Running from Maurice River Township in Cumberland County to Upper Township in Cape May County and cutting through the southern end of the Pinelands, the proposed pipeline would deliver natural gas to the B.L. England power plant, which plans to stop burning coal within several years.
What sounds like a humdrum motion in the gears of bureaucracy actually raised a lot of eyebrows across the Garden State, because it means the project will not go up for a vote before the commission’s 15-member board.
To understand how that works means delving into the often complex rules of the Pinelands Commission, the state agency formed to oversee the 1.1-million-acre protected natural reserve.
The rules say that any infrastructure project built in the Pinelands must primarily serve the needs of the residents who live there.
When South Jersey Gas submitted its proposal in 2013, it applied for an exception to that rule (a “memorandum of agreement”), which required a vote from the 15 commissioners. The commission deadlocked at 7-7, killing the plan.
After South Jersey Gas submitted a revised application this year with more information about how the pipeline would serve local residents and act as a backup power supply, the commission’s staff changed its tone and approved the application.
“Based on our review of the application, including newly submitted information, materials in the record and the review of prior applications, the applicant has demonstrated that the proposed gas main is consistent with the permitted use standards of the [Pinelands Comprehensive Management Plan],” said the commission in a written statement, after declining several interview requests.
Although it’s not the last word from the Pinelands Commission, as long as the pertinent municipalities or the state Board of Public Utilities approve the pipeline proposal in its current form, the commission will give its official signoff too.
While the Pinelands Commission says this is how the process always goes for private applications, others across the state questioned the move.
“The Pinelands Commission was never like this before,” said Carleton Montgomery, executive director of the Pinelands Preservation Alliance.
A closer look at the proposed pipeline’s pathway, which would run along and beneath Routes 49 and 50. (Map courtesy of sjindustry.com)
According to Montgomery, the commission has recently become more attentive to political power brokers, with the staff bending the rules in favor of the state’s business interests.
“This is an evolution in the life of the Pinelands Commission that we really hope will be reversed, that we can get the Pinelands Commission back to where it was, where it was a very solid, bipartisan, consistent agency, where you might not like the rules but you knew what they were,” Montgomery said.
Still others worried about the lack of transparency in a behind-the-scenes decision by the Pinelands Commission staff that the South Jersey Gas application jibed with all the commission’s rules.
“Quite frankly, this is the same pipeline on the same route, and to cut out the Pinelands Commission and the public just is unconscionable,” said Doug O’Malley, director of Environment New Jersey.

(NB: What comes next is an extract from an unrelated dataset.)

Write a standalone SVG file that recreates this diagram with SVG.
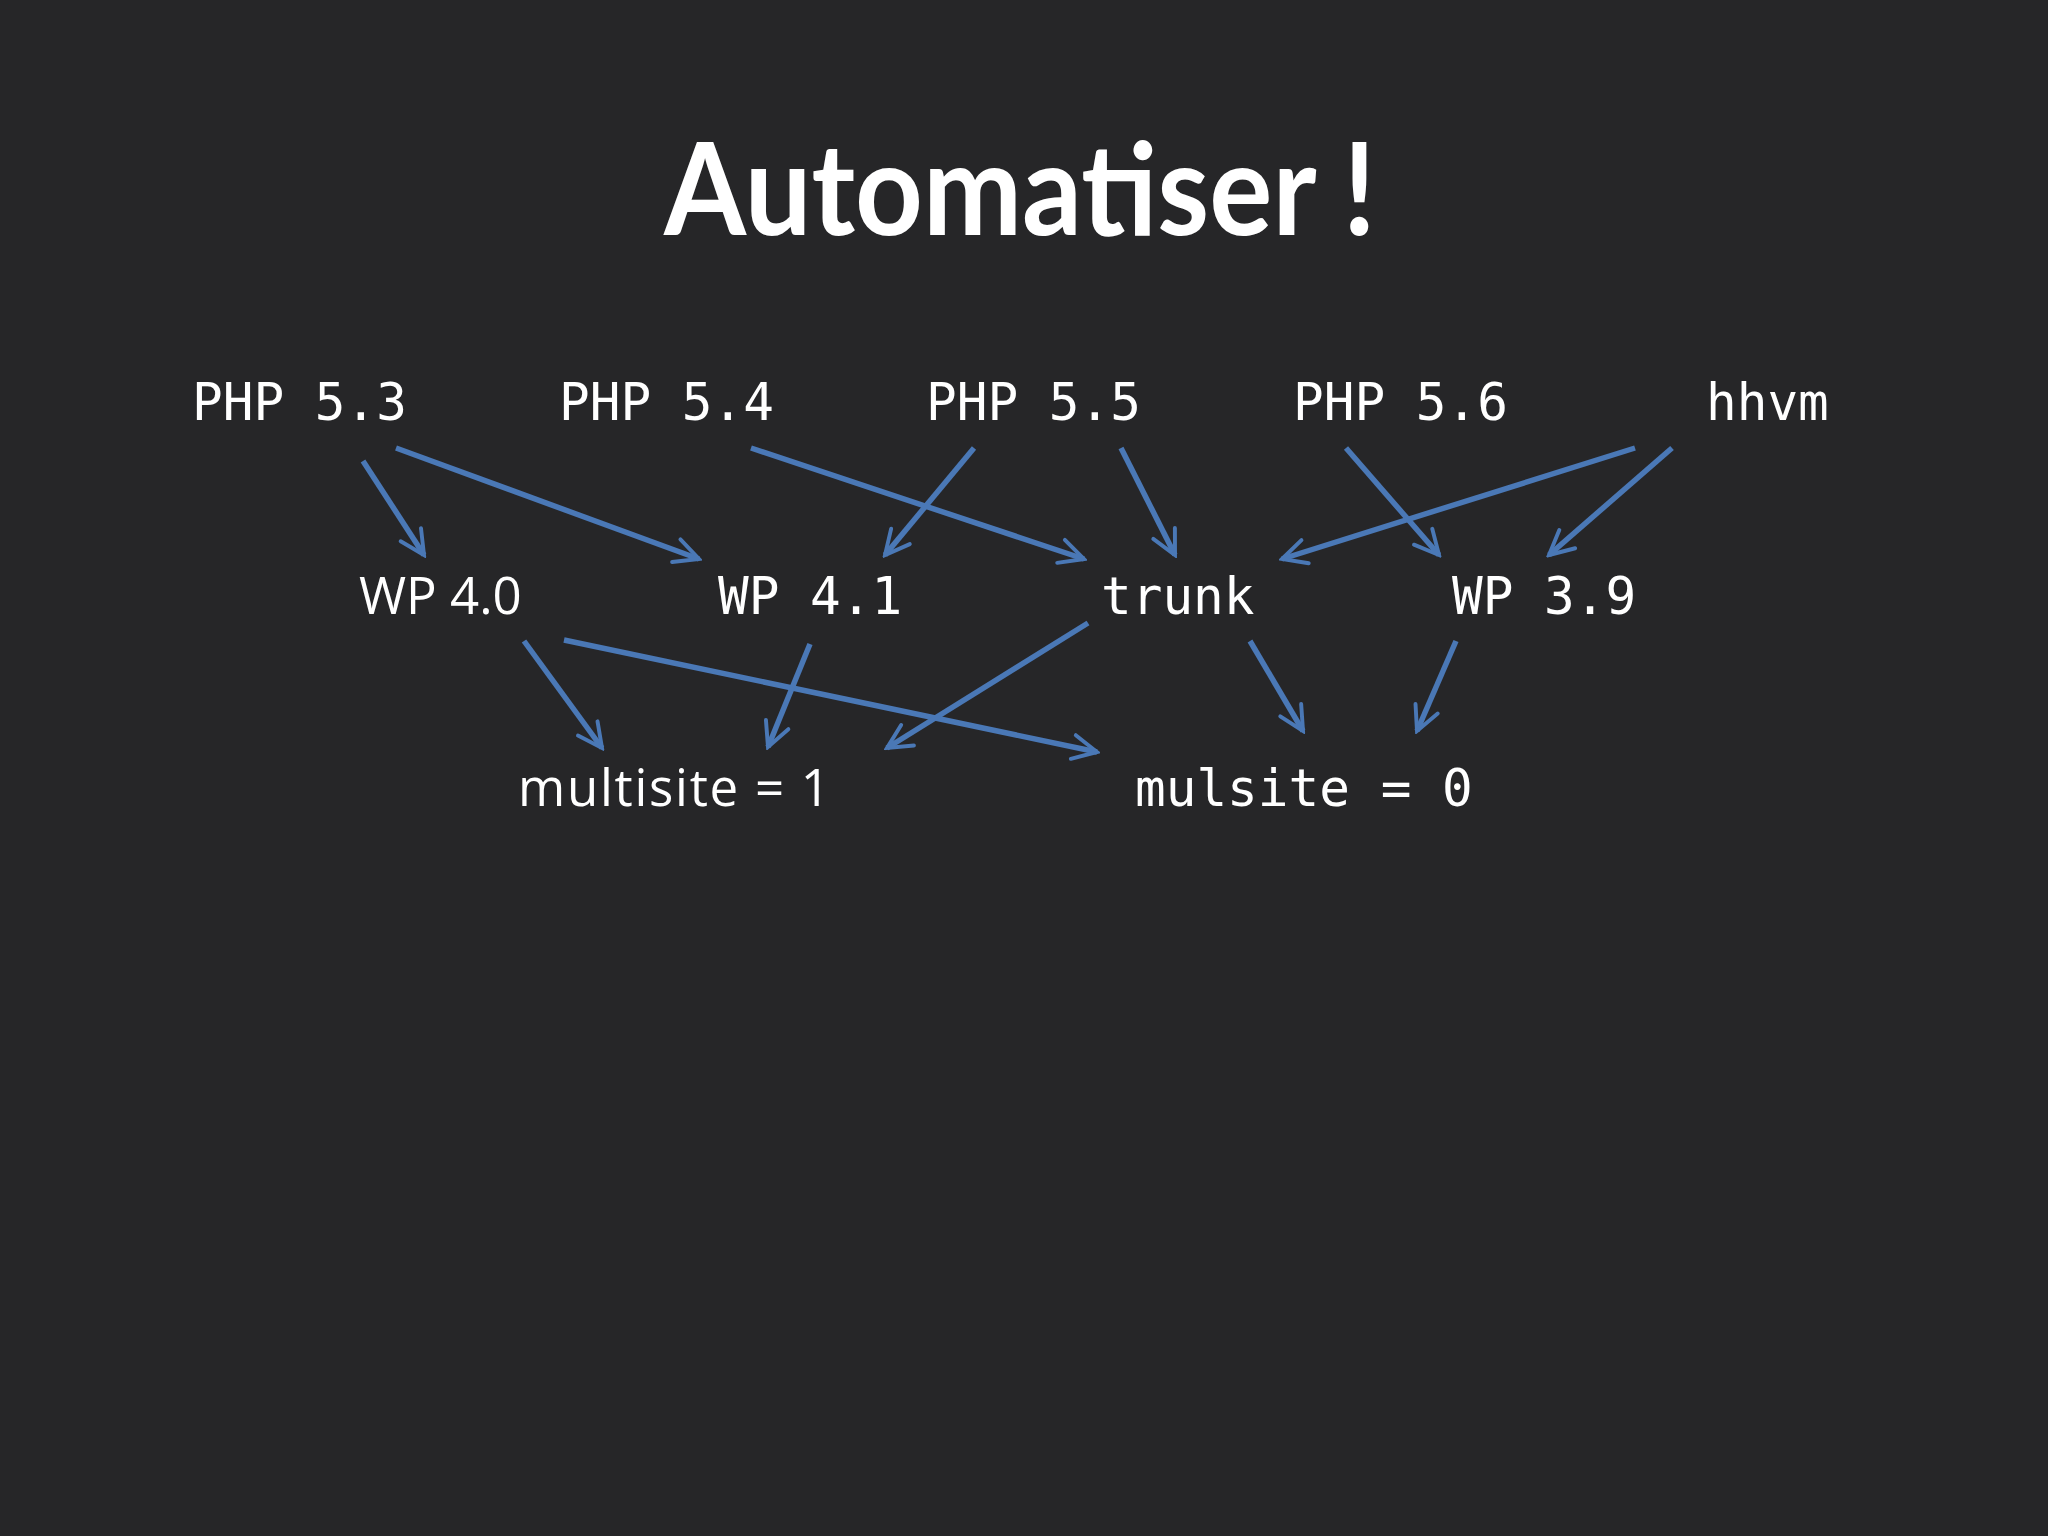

A representative for South Jersey Gas also declined an interview, but said in a statement that “[t]his important project will enhance the area’s access to safe and reliable energy by providing cleaner natural gas to convert a coal-fired power plant and improve reliability for 142,000 natural gas customers in Cape May and Atlantic Counties. We will follow the process laid out in the certificate as we move toward completion of the project.”